6. Standpunkte und Ausblick...................................................................................... 74 7. Anhang ...................................................................................................................... 79 7.1 Fragespiegel ......................................................................................................... 79 7.2 Interviews............................................................................................................. 81 7.3 Quellen und Literatur........................................................................................... 82 7.4 Internet ................................................................................................................. 90

1. Einleitung In vielen seit 1990 entstandenen Jugendstudien wurden abweichende gesellschaftliche wie politische Einstellungen ostdeutscher Befragter gegenüber ihren westdeutschen Altersgenossen beobachtet.

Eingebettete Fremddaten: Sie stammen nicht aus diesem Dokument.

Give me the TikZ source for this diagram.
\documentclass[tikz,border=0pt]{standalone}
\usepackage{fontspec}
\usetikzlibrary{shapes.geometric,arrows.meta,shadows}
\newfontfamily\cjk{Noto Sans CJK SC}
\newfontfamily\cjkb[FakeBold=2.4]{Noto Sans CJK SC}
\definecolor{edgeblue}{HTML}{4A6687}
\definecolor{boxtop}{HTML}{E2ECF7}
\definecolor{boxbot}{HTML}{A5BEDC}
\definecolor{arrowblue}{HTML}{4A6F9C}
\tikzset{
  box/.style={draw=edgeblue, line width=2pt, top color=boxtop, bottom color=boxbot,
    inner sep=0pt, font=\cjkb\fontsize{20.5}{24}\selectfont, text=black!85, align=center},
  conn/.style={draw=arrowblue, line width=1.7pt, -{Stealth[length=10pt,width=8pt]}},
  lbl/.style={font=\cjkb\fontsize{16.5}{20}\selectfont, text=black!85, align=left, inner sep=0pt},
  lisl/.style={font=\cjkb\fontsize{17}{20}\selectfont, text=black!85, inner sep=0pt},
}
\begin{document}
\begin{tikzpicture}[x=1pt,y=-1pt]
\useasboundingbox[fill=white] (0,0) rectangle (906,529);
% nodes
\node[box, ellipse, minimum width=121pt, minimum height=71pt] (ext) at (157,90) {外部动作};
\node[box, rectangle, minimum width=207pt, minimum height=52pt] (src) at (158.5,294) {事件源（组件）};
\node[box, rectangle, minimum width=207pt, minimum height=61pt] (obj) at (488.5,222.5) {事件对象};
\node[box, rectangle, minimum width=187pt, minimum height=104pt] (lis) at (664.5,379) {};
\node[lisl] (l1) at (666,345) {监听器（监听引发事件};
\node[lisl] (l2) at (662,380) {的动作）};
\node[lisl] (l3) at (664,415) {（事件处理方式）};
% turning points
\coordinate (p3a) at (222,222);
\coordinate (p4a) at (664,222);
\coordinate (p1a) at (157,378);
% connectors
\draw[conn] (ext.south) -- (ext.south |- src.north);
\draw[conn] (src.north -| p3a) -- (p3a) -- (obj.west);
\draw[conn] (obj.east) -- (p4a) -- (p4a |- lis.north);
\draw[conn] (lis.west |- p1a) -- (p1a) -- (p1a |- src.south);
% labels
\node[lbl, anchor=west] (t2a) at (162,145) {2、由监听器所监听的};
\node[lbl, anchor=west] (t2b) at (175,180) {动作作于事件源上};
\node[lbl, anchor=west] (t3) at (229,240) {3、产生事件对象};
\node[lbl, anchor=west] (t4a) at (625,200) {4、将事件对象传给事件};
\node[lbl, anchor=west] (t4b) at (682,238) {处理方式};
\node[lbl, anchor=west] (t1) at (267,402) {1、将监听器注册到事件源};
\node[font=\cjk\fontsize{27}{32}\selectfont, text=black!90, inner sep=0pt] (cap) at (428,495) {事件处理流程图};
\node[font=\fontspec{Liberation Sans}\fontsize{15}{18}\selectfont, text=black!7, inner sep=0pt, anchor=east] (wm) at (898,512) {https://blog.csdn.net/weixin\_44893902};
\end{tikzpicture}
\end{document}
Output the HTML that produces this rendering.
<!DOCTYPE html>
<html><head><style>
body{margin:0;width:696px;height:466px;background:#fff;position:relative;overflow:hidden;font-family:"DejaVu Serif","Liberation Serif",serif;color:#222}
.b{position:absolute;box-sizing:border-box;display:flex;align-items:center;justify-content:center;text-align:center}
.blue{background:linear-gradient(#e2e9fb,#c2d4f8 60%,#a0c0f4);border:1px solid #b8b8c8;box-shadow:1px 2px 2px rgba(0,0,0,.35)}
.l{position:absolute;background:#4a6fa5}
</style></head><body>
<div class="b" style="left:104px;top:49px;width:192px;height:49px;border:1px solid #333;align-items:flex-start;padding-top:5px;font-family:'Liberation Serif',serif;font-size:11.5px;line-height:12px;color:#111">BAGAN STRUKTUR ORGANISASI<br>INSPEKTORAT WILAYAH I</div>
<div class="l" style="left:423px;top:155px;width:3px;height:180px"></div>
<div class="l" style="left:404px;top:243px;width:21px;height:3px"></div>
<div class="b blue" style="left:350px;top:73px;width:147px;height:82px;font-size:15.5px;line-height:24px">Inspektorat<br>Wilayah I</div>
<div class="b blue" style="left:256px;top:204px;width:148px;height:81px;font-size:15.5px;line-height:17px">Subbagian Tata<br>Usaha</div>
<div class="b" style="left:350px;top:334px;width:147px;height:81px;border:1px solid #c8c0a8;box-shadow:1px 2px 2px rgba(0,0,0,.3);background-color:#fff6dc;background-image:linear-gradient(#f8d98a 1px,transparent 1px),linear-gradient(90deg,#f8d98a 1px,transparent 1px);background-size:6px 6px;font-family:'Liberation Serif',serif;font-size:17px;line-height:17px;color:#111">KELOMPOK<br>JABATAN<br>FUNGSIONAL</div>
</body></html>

Die Begründung, die hierfür meist angeführt wurde, war die für die Ostdeutschen grundlegend verschiedene Erfahrung eines Lebens in der Diktatur. Zu Beginn der 90er Jahre ging man noch davon aus, dass dieses Phänomen sich im Laufe der nächsten Jahre verflüchtigen würde, doch in nicht wenigen Positionen trat das Gegenteil ein und die Meinungsverschiedenheiten differenzierten sich im Laufe der Zeit weiter aus. 1 Wenig oder gar kein analytisches Interesse fanden dagegen die Nachwirkungen der Erlebnisse während der Umbruchphase 1989/90 auf die gesellschaftspolitischen Positionen der Befragten und damit auf die Grundlage ihres Handelns im öffentlichen Raum. Dieser Frage nachzugehen ist das Hauptanliegen der vorliegenden Studie. Fundament und damit Ausgangspunkt meiner Vorüberlegungen und der sich daran anschließenden Fragestellungen waren meine eigenen Erfahrungen und Eindrücke in der DDR während der friedlichen Revolution von 1989 (oder zumindest meine Erinnerungen daran) und deren von mir vermuteter prägender Wirkung. Diese Arbeit begab sich somit auch auf die Suche nach den eigenen Prägungen und gleichzeitig nach den historischen Ursachen für diverse gesellschaftspolitische Einstellungen von Ostdeutschen, die heute zumeist Mitte 30 sind. Auch wenn diese Studie einen starken persönlichen Antrieb hatte, so gelang es dennoch, dem Anspruch der Objektivität innerhalb einer historisch-wissenschaftlichen Arbeit gerecht zu werden. Was ich darunter verstehe, führe ich näher im Kapitel Erinnerung und Historie aus. Um den Stimulus meines Forschens nachvollziehen zu können, will ich zunächst meine Erfahrungen während des Umbruchs in der DDR im Jahr 1989 kurz schildern.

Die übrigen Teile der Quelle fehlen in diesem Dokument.